Question: The God of the Old Testament Versus The New


 i-got-a-hobby asked:

There seems to be a marked difference between the God of the Old Testament and the God of the New Testament. How do we reconcile as Christians the Old Testament God with the New Testament God?


Hey my friend, please allow me to point to some old posts here:

– God Seems A Little Crazy In The Old Testament — A Mega-Post on the OT

– The Down-Low on The Old Testament Commands

– God Loves Everyone, Except Esau


It definitely feels like the God of the OT is different than the NT, and like everyone, I’m still learning about that.  Here are a few things to consider.


– It seems like God struck people dead all the time in the OT, while only three times in the NT (Ananias and Sapphira in Acts 5, and King Herod in Acts 12).  But the NT covers a much shorter period than the OT (a hundred years versus thousands/millions).  So without even going over the whole “struck-dead” thing (which is a different topic for another day), I think it works out proportionately.


– The OT is full of God’s grace, but the OT is a bit harder to read between the lines because there is less “theologizing” and more narrative.  Where as the NT pauses a lot to explain the theology, especially in the gospel of John and all of Paul’s letters, the OT was an oral retelling that would express its theology in facial expressions and well-known cultural norms.

So any time God’s grace would show up in the OT, the storyteller would rarely say, “And there was our great God of grace!”  Everyone would just nod, knowing that grace had happened.  All of God’s grace in the OT is conveyed by God’s initiative hand that worked first for His people.  Cases in point: God’s covenant with Abraham, Noah being saved with his family, God rescuing the Israelites through the Red Sea, all the coincidences in Esther, all the coincidences in Ruth, God slaying Goliath, Solomon’s temple, Elijah blowing up Mount Carmel, Hosea marrying a whore, and so on.  None of these Bible characters were particularly awesome: God worked through them first, by His grace.


– The easiest way to read the OT is to see it as The Coming of the King.  All the OT people were imperfect under God’s law, and every mediator — Abraham, Isaac, Jacob, Moses, David, the prophets, etc. — all pointed to the great mediator Jesus.
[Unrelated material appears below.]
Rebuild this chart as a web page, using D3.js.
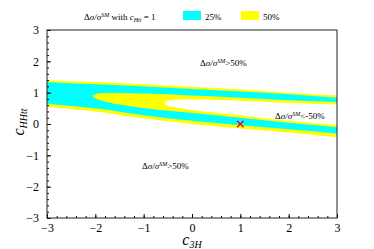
<!DOCTYPE html>
<html>
<head>
<meta charset="utf-8">
<script src="https://cdn.jsdelivr.net/npm/d3@7"></script>
<style>
  body { margin: 0; background: #fff; }
  svg text { font-family: "Liberation Serif", "Times New Roman", serif; fill: #000; }
</style>
</head>
<body>
<svg width="374" height="249"></svg>
<script>
// Contour boundaries (c_HHtt at given c_3H)
var c3H = [-3, -2, -1, 0, 1, 2, 3];
var yellowTop = [1.40, 1.34, 1.27, 1.19, 1.10, 1.00, 0.91];
var cyanTop = [1.33, 1.27, 1.20, 1.12, 1.04, 0.95, 0.84];
var cyanBottom = [0.65, 0.50, 0.28, 0.10, -0.04, -0.17, -0.30];
var yellowBottom = [0.55, 0.40, 0.18, 0.00, -0.14, -0.27, -0.42];

// inner 25% -> 50% tongue (yellow inside cyan)
var tongue25X = [-2.06, -2.0, -1.9, -1.5, -1, 0, 1, 2, 3];
var tongue25Top = [0.89, 0.95, 0.98, 0.99, 0.97, 0.91, 0.84, 0.76, 0.70];
var tongue25Bottom = [0.89, 0.81, 0.76, 0.62, 0.51, 0.35, 0.20, 0.04, -0.10];

// inner 50% tongue (white inside yellow)
var tongue50X = [-0.59, -0.5, -0.3, 0, 1, 2, 3];
var tongue50Top = [0.66, 0.75, 0.78, 0.78, 0.74, 0.67, 0.62];
var tongue50Bottom = [0.66, 0.58, 0.52, 0.45, 0.28, 0.10, -0.03];

var smPoint = [1, 0];
var tickValues = [-3, -2, -1, 0, 1, 2, 3];
var legendItems = [["25%", "#00ffff"], ["50%", "#ffff00"]];

var svg = d3.select("svg");
var x = d3.scaleLinear().domain([-3, 3]).range([47, 337]);
var y = d3.scaleLinear().domain([-3, 3]).range([218, 30]);

svg.append("clipPath").attr("id", "plotclip")
  .append("rect")
  .attr("x", x(-3)).attr("y", y(3))
  .attr("width", x(3) - x(-3)).attr("height", y(-3) - y(3));

var g = svg.append("g").attr("clip-path", "url(#plotclip)");

function band(xs, top, bottom) {
  return d3.area()
    .x(function (d, i) { return x(xs[i]); })
    .y0(function (d, i) { return y(bottom[i]); })
    .y1(function (d, i) { return y(top[i]); })
    .curve(d3.curveMonotoneX)(xs);
}

// layered fills: yellow (<50%), cyan (<25%), then tongues cut back out
g.append("path").attr("d", band(c3H, yellowTop, yellowBottom)).attr("fill", "#ffff00");
g.append("path").attr("d", band(c3H, cyanTop, cyanBottom)).attr("fill", "#00ffff");
g.append("path").attr("d", band(tongue25X, tongue25Top, tongue25Bottom)).attr("fill", "#ffff00");
g.append("path").attr("d", band(tongue50X, tongue50Top, tongue50Bottom)).attr("fill", "#ffffff");

// SM point
svg.append("path")
  .attr("d", d3.symbol(d3.symbolTimes, 30)())
  .attr("transform", "translate(" + x(smPoint[0]) + "," + y(smPoint[1]) + ")")
  .attr("fill", "none").attr("stroke", "#ff0000").attr("stroke-width", 1.3);

// axes: major + minor ticks, pointing inwards
var minor = d3.range(-3, 3.001, 0.2);

svg.append("g").attr("transform", "translate(0," + y(-3) + ")")
  .call(d3.axisBottom(x).tickValues(minor).tickSize(-2).tickFormat(""))
  .call(function (s) { s.select(".domain").remove(); });
svg.append("g").attr("transform", "translate(" + x(-3) + ",0)")
  .call(d3.axisLeft(y).tickValues(minor).tickSize(-2).tickFormat(""))
  .call(function (s) { s.select(".domain").remove(); });

var fmt = d3.format("d");
var xAxis = svg.append("g").attr("transform", "translate(0," + y(-3) + ")")
  .call(d3.axisBottom(x).tickValues(tickValues).tickFormat(fmt)
    .tickSizeInner(-4).tickSizeOuter(0).tickPadding(5));
var yAxis = svg.append("g").attr("transform", "translate(" + x(-3) + ",0)")
  .call(d3.axisLeft(y).tickValues(tickValues).tickFormat(fmt)
    .tickSizeInner(-4).tickSizeOuter(0).tickPadding(8));
[xAxis, yAxis].forEach(function (a) {
  a.attr("font-family", null);
  a.selectAll("text").attr("font-size", 12);
  a.select(".domain").remove();
});

svg.append("rect")
  .attr("x", x(-3)).attr("y", y(3))
  .attr("width", x(3) - x(-3)).attr("height", y(-3) - y(3))
  .attr("fill", "none").attr("stroke", "#222").attr("stroke-width", 1);

// axis titles
var xt = svg.append("text").attr("x", 192).attr("y", 245).attr("text-anchor", "middle");
xt.append("tspan").attr("font-style", "italic").attr("font-size", 16).text("c");
xt.append("tspan").attr("font-style", "italic").attr("font-size", 10).attr("dy", 3).text("3H");

var yt = svg.append("text").attr("transform", "translate(24,122) rotate(-90)").attr("text-anchor", "middle");
yt.append("tspan").attr("font-style", "italic").attr("font-size", 16).text("c");
yt.append("tspan").attr("font-style", "italic").attr("font-size", 10).attr("dy", 3).text("HHtt");

// Δσ/σ^SM labels
function dsLabel(px, py, rest) {
  var t = svg.append("text").attr("x", px).attr("y", py).attr("font-size", 9);
  t.append("tspan").text("Δ");
  t.append("tspan").attr("font-style", "italic").text("σ/σ");
  t.append("tspan").attr("font-style", "italic").attr("font-size", 6).attr("dy", -3.5).text("SM");
  var r = t.append("tspan").attr("dy", 3.5);
  return { text: t, rest: r.text(rest) };
}

dsLabel(200, 66, ">50%");
dsLabel(275, 119, "<-50%");
dsLabel(142, 169, ">50%");

// legend
var title = dsLabel(84, 20, " with ");
title.text.append("tspan").attr("font-style", "italic").text("c");
title.text.append("tspan").attr("font-style", "italic").attr("font-size", 6).attr("dy", 2).text("Htt");
title.text.append("tspan").attr("dy", -2).text(" = 1");

var leg = svg.selectAll(".leg").data(legendItems).enter().append("g")
  .attr("transform", function (d, i) { return "translate(" + (183 + i * 58) + ",11)"; });
leg.append("rect").attr("width", 18).attr("height", 9).attr("fill", function (d) { return d[1]; });
leg.append("text").attr("x", 22).attr("y", 9).attr("font-size", 9).text(function (d) { return d[0]; });
</script>
</body>
</html>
So when God punished the mediators and Israelites for their disobedience, He was displaying the perfection of His law.  Sure, it seems extreme.  But the ultimate consequences of our disobedience were laid upon Jesus.  The most extreme punishment fell upon him, for our behalf.  The OT and NT meet at the Servant King.  The OT God was still displaying His perfect law, and the NT married this with His costly grace — and so despite the often graphic nature of the OT, we see it even more so in the cross of Christ, not less.  We see it in the cost he paid to redeem us.

We reconcile the OT and NT by the work of Jesus.  There we see both the law and love of God in perfect union.